Supai is a remote town that gets its mail delivered by mule and has several beautiful waterfalls. Its economy is based on tourism. As proof the village is inhabited, it has a lodge, a store, a cafe, and at least one house of worship - even though there's no roads leading out of the area. If nobody lives there, why would the Postal Service still keep having a mail carrier ride a mule down there?

For the record (because I know you're gonna ask), Supai is in a heavily Democratic county - like the other places the census ignored.

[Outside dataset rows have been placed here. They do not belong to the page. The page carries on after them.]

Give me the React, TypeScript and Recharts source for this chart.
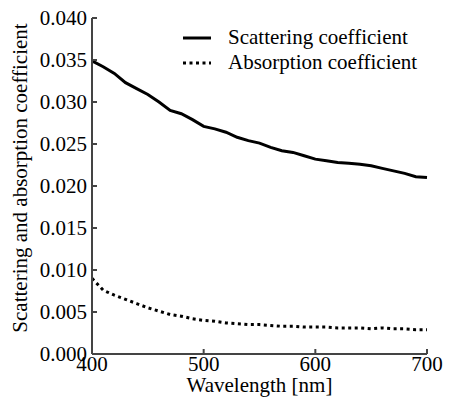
import { Line, LineChart, XAxis, YAxis } from "recharts";

const wavelengths = [
  400, 410, 420, 430, 440, 450, 460, 470, 480, 490, 500, 510, 520, 530, 540, 550,
  560, 570, 580, 590, 600, 610, 620, 630, 640, 650, 660, 670, 680, 690, 700,
];

const scattering = [
  0.0349, 0.0342, 0.0334, 0.0323, 0.0316, 0.0309, 0.03, 0.029, 0.0286, 0.0279,
  0.0271, 0.0268, 0.0264, 0.0258, 0.0254, 0.0251, 0.0246, 0.0242, 0.024, 0.0236,
  0.0232, 0.023, 0.0228, 0.0227, 0.0226, 0.0224, 0.0221, 0.0218, 0.0215, 0.0211,
  0.021,
];

const absorption = [
  0.009, 0.0076, 0.007, 0.0065, 0.006, 0.0055, 0.0051, 0.0047, 0.0045, 0.0042,
  0.004, 0.0039, 0.0037, 0.0036, 0.0035, 0.0035, 0.0034, 0.0033, 0.0033, 0.0032,
  0.0032, 0.0032, 0.0031, 0.0031, 0.0031, 0.003, 0.0031, 0.003, 0.003, 0.0029,
  0.0029,
];

const xTicks = [400, 500, 600, 700];
const yTicks = [0, 0.005, 0.01, 0.015, 0.02, 0.025, 0.03, 0.035, 0.04];

const data = wavelengths.map((w, i) => ({
  wavelength: w,
  scattering: scattering[i],
  absorption: absorption[i],
}));

const font = "Liberation Serif, serif";
const fontSize = 21;
const spine = "#444444";

// legend drawn as an overlay so it doesn't eat plot space
function LegendBox() {
  const rows = [
    { name: "Scattering coefficient", dash: undefined },
    { name: "Absorption coefficient", dash: "3 3.5" },
  ];
  return (
    <div
      style={{
        position: "absolute",
        left: 183,
        top: 25,
        fontFamily: font,
        fontSize,
        lineHeight: "25px",
        color: "#000",
      }}
    >
      {rows.map((r) => (
        <div key={r.name} style={{ display: "flex", alignItems: "center", height: 25 }}>
          <svg width={45} height={10}>
            <line x1={0} y1={5} x2={28} y2={5} stroke="#000" strokeWidth={3} strokeDasharray={r.dash} />
          </svg>
          <span>{r.name}</span>
        </div>
      ))}
    </div>
  );
}

function YLabel(props: any) {
  const vb = props.viewBox;
  const cy = vb.y + vb.height / 2 - 8;
  return (
    <text
      x={20}
      y={cy}
      transform={`rotate(-90 20 ${cy})`}
      textAnchor="middle"
      dominantBaseline="central"
      fontFamily={font}
      fontSize={fontSize}
      fill="#000"
    >
      Scattering and absorption coefficient
    </text>
  );
}

export default function App() {
  return (
    <div style={{ position: "absolute", left: 0, top: 0, width: 451, height: 402, background: "#fff" }}>
      <LineChart
        width={451}
        height={402}
        data={data}
        margin={{ top: 18, right: 24, bottom: 0, left: 0 }}
      >
        <XAxis
          dataKey="wavelength"
          type="number"
          domain={[400, 700]}
          ticks={xTicks}
          height={48}
          stroke={spine}
          strokeWidth={2}
          tickSize={-5}
          tickMargin={7}
          tick={{ fill: "#000", fontSize, fontFamily: font }}
          label={{
            value: "Wavelength [nm]",
            position: "insideBottom",
            offset: 10,
            fill: "#000",
            fontSize,
            fontFamily: font,
          }}
        />
        <XAxis
          xAxisId="top"
          dataKey="wavelength"
          type="number"
          orientation="top"
          domain={[400, 700]}
          ticks={xTicks}
          height={0}
          stroke={spine}
          strokeWidth={2}
          tickSize={-5}
          tick={false}
        />
        <YAxis
          type="number"
          domain={[0, 0.04]}
          ticks={yTicks}
          width={92}
          stroke={spine}
          strokeWidth={2}
          tickSize={-5}
          tickMargin={10}
          tickFormatter={(v: number) => v.toFixed(3)}
          tick={{ fill: "#000", fontSize, fontFamily: font }}
          label={<YLabel />}
        />
        <YAxis
          yAxisId="right"
          orientation="right"
          type="number"
          domain={[0, 0.04]}
          ticks={yTicks}
          width={0}
          stroke={spine}
          strokeWidth={2}
          tickSize={-5}
          tick={false}
        />
        <Line
          type="linear"
          dataKey="scattering"
          stroke="#000"
          strokeWidth={3}
          dot={false}
          isAnimationActive={false}
        />
        <Line
          type="linear"
          dataKey="absorption"
          stroke="#000"
          strokeWidth={3}
          strokeDasharray="3 3.5"
          dot={false}
          isAnimationActive={false}
        />
      </LineChart>
      <LegendBox />
    </div>
  );
}
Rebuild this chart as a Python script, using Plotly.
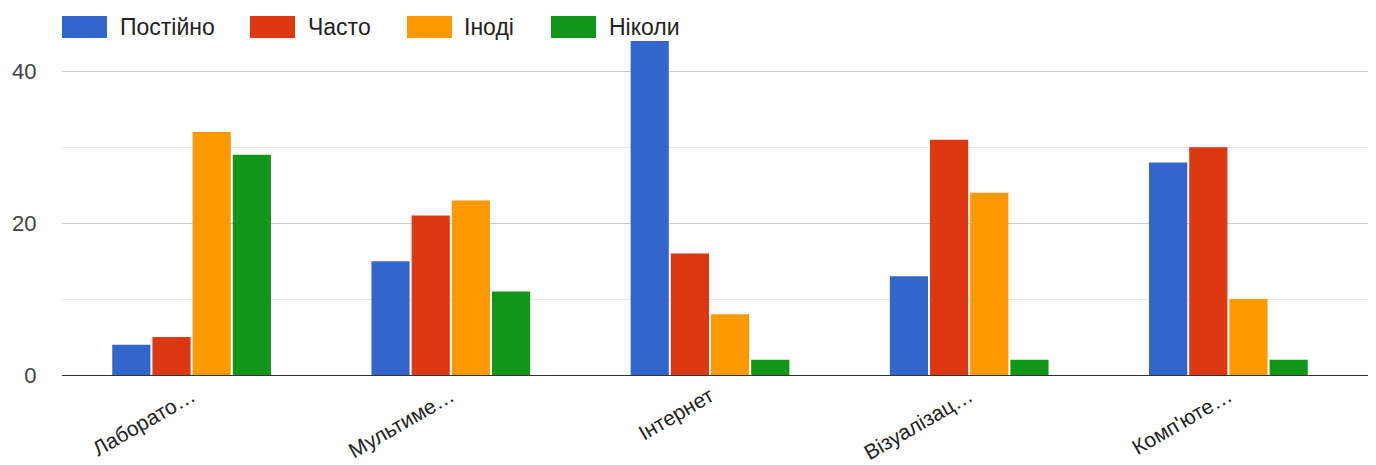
import plotly.graph_objects as go

categories = ["Лаборато…", "Мультиме…", "Інтернет", "Візуалізац…", "Комп'юте…"]
series_names = ["Постійно", "Часто", "Іноді", "Ніколи"]
postiyno = [4, 15, 44, 13, 28]
chasto = [5, 21, 16, 31, 30]
inodi = [32, 23, 8, 24, 10]
nikoly = [29, 11, 2, 2, 2]
colors = ["#3366cc", "#dc3912", "#ff9900", "#109618"]

# page body adds an 8px offset; figure sized to fill the rest of the window
OFF = 8
W, H = 1376 - OFF, 465 - OFF
ML, MR, MT, MB = 62 - OFF, 0, 41 - OFF, 90
PW, PH = W - ML - MR, H - MT - MB


def px_x(px):
    return (px - OFF - ML) / PW


def px_y(py):
    return (H - MB - (py - OFF)) / PH


fig = go.Figure()
for name, vals, c in zip(series_names, [postiyno, chasto, inodi, nikoly], colors):
    fig.add_trace(go.Bar(x=categories, y=vals, name=name,
                         marker=dict(color=c, line=dict(width=0)), showlegend=False))

# custom legend (large rectangular swatches like the original)
legend_rect_x = [62, 250, 407, 551]
legend_text_x = [118, 306, 462, 607]
shapes = []
annotations = []
for name, c, rx, tx in zip(series_names, colors, legend_rect_x, legend_text_x):
    shapes.append(dict(type="rect", xref="paper", yref="paper",
                       x0=px_x(rx), x1=px_x(rx + 45), y0=px_y(38), y1=px_y(16),
                       fillcolor=c, line=dict(width=0), layer="above"))
    annotations.append(dict(text=name, xref="paper", yref="paper",
                            x=px_x(tx), y=px_y(27), xanchor="left", yanchor="middle",
                            showarrow=False,
                            font=dict(size=23, color="#222",
                                      family="Liberation Sans, Arial, sans-serif")))

cat_px = 259.2
x_hi = -0.5 + PW / cat_px

fig.update_layout(
    width=W, height=H,
    margin=dict(l=ML, r=MR, t=MT, b=MB, autoexpand=False),
    paper_bgcolor="white", plot_bgcolor="white",
    barmode="group", bargap=0.38, bargroupgap=0.05,
    font=dict(family="Liberation Sans, Arial, sans-serif", size=21, color="#444"),
    showlegend=False,
    shapes=shapes, annotations=annotations,
)
fig.update_xaxes(tickangle=-30, showgrid=False, showline=True, linecolor="#333", linewidth=1,
                 range=[-0.5, x_hi],
                 ticks="", automargin=False, tickfont=dict(size=21, color="#222"))
fig.update_yaxes(range=[0, 44], dtick=20, tick0=0, showgrid=True, gridcolor="#cccccc",
                 minor=dict(dtick=10, showgrid=True, gridcolor="#e8e8e8"),
                 zeroline=False, ticks="outside", ticklen=20, tickcolor="white",
                 automargin=False, tickfont=dict(size=22, color="#444"))

fig.write_html("out.html")
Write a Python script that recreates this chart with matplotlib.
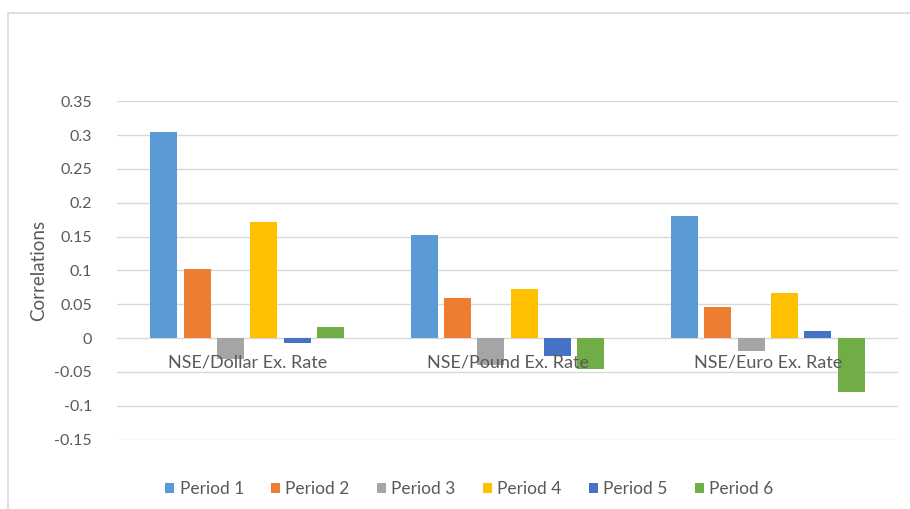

I have yet to find any workaround for the 2000 census's mind-numbing inaccuracy, other than to keep using the 1990 numbers. Some have said that the census stupidly supplied only one form per building - causing urban areas with a lot of apartments to be undercounted - and that the proper workaround should just be to multiply each city's "official" population by the number of households per building. But Supai isn't a large city, and this doesn't explain why the census would give it a population of zero.

The 2000 census should have been declared null and void as soon as all these errors came to light, but now it's almost time for the next count. A couple years from now, we'll know whether the trend of censuses becoming progressively less accurate continues.